26 ‘When the Advocate* comes, whom I will send to you from the Father, the Spirit of truth who comes from the Father, he will testify on my behalf.27You also are to testify because you have been with me from the beginning.
We have allowed Jesus beautiful words about laying down one’s life for a friend to be appropriated by the military. It is not right that the words of the crucified should be automatically used of people who in the first instance are themselves trained killers. We don’t like to think of our armed forces in that way, but anyone who has watched their training knows that it is a patient, disciplined lesson in how to kill others with the least danger to yourself or your comrades. Of course there is courage amongst them, and acts of self-sacrifice, but it’s important not to let the words Jesus used to describe his own self- sacrifice to be used carelessly to dignify death in war or to conceal its horror.
(Jesus would have understood soldiers and certainly would not have stood in judgment upon them. He would have clearly seen that the automatic use of the langauge of sacrifice for those who are killed in war is a device of the politicans who cause wars and never have to fight in them)
Daily in our world there are people who pour out their lives for others: women who risk their lives giving birth; mothers living amidst famine and drought who give all the available nourishment to their children; men who work in filthy and dangerous conditions to support their families; children who scavenge huge and poisonous rubbish tips to take back a saleable treasure to their families; peaceful protesters in dictatorships who risk their lives for democratic rights; live organ -donors who give part of their own bodies to a dear one or maybe even a stranger; forest peoples who face armed thugs paid by those who want to destroy the forest and those who live in it. All these and many others are worthy of Jesus’ words.
If this sounds harsh to some Christian people, they should remember that their first allegiance is not to their nations but to their Lord. All worldly people will applaud patriotism and the cult of war. But those who belong to Jesus do not belong to the world. Worldly people who hate him, will hate them. Everyone should take Jesus’ warning seriously: those who hate him, hate God. There are worldly people, violent in their words and deeds towards those they despise, who should acknowledge openly that they hate Jesus. That would be more honest than presenting their prejudices as a form of Christianity.
Wilfrid Owen the poet-soldier of the First world War saw the issue of sacrifice clearly.
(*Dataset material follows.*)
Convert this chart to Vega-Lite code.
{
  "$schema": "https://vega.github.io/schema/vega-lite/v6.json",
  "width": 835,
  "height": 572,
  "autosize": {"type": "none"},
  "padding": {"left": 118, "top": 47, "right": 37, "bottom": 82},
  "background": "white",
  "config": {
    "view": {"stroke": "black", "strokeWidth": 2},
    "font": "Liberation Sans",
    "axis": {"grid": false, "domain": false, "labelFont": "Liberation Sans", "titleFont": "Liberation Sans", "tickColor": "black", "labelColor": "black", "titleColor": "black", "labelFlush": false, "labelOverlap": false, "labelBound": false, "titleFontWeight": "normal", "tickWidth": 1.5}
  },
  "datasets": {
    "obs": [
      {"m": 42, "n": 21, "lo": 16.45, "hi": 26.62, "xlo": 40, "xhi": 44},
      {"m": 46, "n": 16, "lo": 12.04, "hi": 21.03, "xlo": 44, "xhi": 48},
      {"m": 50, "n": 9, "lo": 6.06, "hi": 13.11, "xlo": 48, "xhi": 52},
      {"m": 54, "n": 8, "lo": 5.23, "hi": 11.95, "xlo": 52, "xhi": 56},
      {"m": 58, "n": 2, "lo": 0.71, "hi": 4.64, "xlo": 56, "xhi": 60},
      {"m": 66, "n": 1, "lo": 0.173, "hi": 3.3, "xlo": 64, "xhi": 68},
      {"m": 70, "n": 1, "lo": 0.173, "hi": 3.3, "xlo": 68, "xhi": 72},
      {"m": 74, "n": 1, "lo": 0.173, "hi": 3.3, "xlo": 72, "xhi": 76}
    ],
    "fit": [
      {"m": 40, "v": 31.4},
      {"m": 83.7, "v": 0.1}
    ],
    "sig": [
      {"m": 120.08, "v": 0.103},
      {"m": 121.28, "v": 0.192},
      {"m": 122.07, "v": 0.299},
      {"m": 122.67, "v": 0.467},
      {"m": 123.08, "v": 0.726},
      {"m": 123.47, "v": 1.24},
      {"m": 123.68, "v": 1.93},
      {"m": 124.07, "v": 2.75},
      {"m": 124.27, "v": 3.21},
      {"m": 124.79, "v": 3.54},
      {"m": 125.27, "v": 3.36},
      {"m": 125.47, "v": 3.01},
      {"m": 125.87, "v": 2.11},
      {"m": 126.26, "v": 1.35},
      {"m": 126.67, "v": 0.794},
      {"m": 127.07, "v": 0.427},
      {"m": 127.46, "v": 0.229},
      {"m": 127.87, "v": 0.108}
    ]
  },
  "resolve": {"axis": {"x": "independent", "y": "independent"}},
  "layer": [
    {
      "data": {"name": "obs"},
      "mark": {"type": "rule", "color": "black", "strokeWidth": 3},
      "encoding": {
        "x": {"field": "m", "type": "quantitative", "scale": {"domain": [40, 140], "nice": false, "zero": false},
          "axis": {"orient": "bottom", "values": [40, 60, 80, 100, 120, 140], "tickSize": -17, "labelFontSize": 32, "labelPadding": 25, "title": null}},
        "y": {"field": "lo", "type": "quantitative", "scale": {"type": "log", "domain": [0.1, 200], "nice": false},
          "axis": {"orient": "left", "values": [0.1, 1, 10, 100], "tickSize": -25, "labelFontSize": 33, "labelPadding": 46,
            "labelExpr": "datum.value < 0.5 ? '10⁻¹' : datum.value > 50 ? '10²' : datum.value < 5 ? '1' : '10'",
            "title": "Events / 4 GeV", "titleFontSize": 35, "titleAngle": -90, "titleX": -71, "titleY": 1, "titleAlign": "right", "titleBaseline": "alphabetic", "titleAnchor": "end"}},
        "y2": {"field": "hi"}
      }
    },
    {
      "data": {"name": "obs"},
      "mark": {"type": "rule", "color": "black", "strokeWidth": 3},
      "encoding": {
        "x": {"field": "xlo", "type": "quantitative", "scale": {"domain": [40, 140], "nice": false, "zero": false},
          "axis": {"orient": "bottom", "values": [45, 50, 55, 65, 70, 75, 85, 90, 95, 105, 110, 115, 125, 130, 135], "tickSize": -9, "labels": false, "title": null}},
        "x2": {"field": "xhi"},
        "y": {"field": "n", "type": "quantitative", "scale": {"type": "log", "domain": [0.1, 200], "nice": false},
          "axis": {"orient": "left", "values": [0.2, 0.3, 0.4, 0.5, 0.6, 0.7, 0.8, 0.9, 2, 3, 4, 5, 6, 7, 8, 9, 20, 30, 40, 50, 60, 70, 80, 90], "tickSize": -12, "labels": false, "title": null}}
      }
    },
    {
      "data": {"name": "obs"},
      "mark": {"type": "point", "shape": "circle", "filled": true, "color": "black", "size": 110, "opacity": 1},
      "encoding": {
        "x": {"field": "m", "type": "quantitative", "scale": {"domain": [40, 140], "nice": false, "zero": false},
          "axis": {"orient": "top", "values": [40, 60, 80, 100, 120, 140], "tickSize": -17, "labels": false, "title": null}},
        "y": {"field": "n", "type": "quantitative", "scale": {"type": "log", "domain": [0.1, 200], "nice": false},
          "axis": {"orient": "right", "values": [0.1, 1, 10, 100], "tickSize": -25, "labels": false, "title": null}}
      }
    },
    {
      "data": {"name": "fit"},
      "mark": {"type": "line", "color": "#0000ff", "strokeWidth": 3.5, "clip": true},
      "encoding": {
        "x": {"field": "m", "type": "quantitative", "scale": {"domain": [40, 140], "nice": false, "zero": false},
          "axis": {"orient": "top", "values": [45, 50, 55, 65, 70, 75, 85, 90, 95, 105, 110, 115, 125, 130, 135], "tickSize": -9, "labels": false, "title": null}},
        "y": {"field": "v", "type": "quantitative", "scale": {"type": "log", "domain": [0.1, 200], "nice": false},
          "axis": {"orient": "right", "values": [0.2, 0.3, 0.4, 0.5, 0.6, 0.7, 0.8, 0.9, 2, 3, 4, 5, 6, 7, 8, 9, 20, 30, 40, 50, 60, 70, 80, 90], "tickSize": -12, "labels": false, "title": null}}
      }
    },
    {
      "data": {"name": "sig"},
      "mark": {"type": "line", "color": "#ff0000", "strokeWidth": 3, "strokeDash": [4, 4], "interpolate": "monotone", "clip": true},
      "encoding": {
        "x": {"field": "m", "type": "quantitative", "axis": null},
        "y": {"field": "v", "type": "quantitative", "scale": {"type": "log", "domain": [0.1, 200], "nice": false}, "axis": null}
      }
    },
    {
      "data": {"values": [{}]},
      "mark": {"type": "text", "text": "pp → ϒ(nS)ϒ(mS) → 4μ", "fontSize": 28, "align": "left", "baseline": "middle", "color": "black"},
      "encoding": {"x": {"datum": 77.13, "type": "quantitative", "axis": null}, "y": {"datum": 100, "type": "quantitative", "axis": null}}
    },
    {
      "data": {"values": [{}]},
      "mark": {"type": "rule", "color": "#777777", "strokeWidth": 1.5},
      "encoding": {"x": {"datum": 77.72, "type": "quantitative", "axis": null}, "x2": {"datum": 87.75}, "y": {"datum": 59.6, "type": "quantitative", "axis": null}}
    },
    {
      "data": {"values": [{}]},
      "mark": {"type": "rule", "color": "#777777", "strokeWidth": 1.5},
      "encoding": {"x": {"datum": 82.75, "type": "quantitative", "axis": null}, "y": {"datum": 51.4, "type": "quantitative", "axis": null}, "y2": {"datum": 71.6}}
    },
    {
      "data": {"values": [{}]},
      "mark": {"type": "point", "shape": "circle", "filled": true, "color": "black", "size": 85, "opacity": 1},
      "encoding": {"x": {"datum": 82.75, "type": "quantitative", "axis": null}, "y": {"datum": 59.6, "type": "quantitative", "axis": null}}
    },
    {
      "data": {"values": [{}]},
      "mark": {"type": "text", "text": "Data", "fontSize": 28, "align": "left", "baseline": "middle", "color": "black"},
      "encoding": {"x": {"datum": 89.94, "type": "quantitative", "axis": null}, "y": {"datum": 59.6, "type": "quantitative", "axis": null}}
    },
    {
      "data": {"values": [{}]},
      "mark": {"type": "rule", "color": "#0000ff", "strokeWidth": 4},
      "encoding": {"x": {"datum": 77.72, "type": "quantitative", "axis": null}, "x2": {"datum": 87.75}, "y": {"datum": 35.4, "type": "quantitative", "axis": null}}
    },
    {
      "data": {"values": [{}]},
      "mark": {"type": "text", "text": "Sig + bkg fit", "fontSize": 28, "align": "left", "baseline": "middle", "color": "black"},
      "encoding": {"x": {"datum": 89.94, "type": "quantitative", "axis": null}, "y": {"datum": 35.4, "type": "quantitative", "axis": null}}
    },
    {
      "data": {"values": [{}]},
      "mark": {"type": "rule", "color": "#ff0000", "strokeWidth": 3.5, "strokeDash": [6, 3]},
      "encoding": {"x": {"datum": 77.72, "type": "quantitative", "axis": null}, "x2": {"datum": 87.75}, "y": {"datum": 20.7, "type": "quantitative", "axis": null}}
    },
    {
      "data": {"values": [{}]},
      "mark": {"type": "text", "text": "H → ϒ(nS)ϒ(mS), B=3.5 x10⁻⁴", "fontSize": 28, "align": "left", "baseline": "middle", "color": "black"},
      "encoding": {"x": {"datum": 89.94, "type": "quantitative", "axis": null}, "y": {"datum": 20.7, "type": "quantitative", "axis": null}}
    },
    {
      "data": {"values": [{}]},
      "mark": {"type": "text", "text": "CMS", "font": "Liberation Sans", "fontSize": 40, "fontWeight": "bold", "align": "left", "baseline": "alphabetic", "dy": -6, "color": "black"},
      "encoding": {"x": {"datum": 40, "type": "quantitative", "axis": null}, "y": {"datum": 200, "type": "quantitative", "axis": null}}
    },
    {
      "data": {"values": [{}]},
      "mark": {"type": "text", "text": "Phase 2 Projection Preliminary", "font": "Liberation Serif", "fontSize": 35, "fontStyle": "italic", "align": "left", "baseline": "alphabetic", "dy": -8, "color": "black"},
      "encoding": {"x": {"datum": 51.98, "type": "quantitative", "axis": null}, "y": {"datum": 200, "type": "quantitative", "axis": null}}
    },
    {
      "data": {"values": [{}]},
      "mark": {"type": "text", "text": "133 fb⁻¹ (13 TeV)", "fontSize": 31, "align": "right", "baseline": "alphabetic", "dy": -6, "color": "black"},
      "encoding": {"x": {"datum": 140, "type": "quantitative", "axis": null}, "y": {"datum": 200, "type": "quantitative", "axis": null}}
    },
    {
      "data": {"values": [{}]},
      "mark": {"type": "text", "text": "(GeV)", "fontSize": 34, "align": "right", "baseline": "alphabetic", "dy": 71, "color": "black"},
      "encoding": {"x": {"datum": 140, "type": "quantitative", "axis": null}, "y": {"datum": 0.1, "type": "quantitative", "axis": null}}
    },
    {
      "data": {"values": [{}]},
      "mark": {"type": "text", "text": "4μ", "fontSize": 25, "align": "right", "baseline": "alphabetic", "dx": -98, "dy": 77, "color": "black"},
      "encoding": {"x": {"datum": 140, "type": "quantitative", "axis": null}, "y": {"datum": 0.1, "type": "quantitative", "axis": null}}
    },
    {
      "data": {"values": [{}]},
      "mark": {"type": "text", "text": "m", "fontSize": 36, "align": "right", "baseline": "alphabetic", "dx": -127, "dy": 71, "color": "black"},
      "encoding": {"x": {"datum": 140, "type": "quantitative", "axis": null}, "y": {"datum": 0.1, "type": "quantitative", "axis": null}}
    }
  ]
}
His poor conscript soldiers fighting the deadliest of wars, had no hate for the enemy and laid down their lives while politicians and patiotic clergymen safe at home espoused a vicious patriotism.
He came across stone crucifix from Jesus’ arm had been blown off.
On a Calvary near the Ancre
One ever hangs where shelled roads part;
In this war he too lost a limb;
But his disciples hide apart,
And now the soldiers bear with him.
The Scribes on all the people shove
and bawl allegiance to the state;
But they who love the greater love
lay down their lives; they do not hate.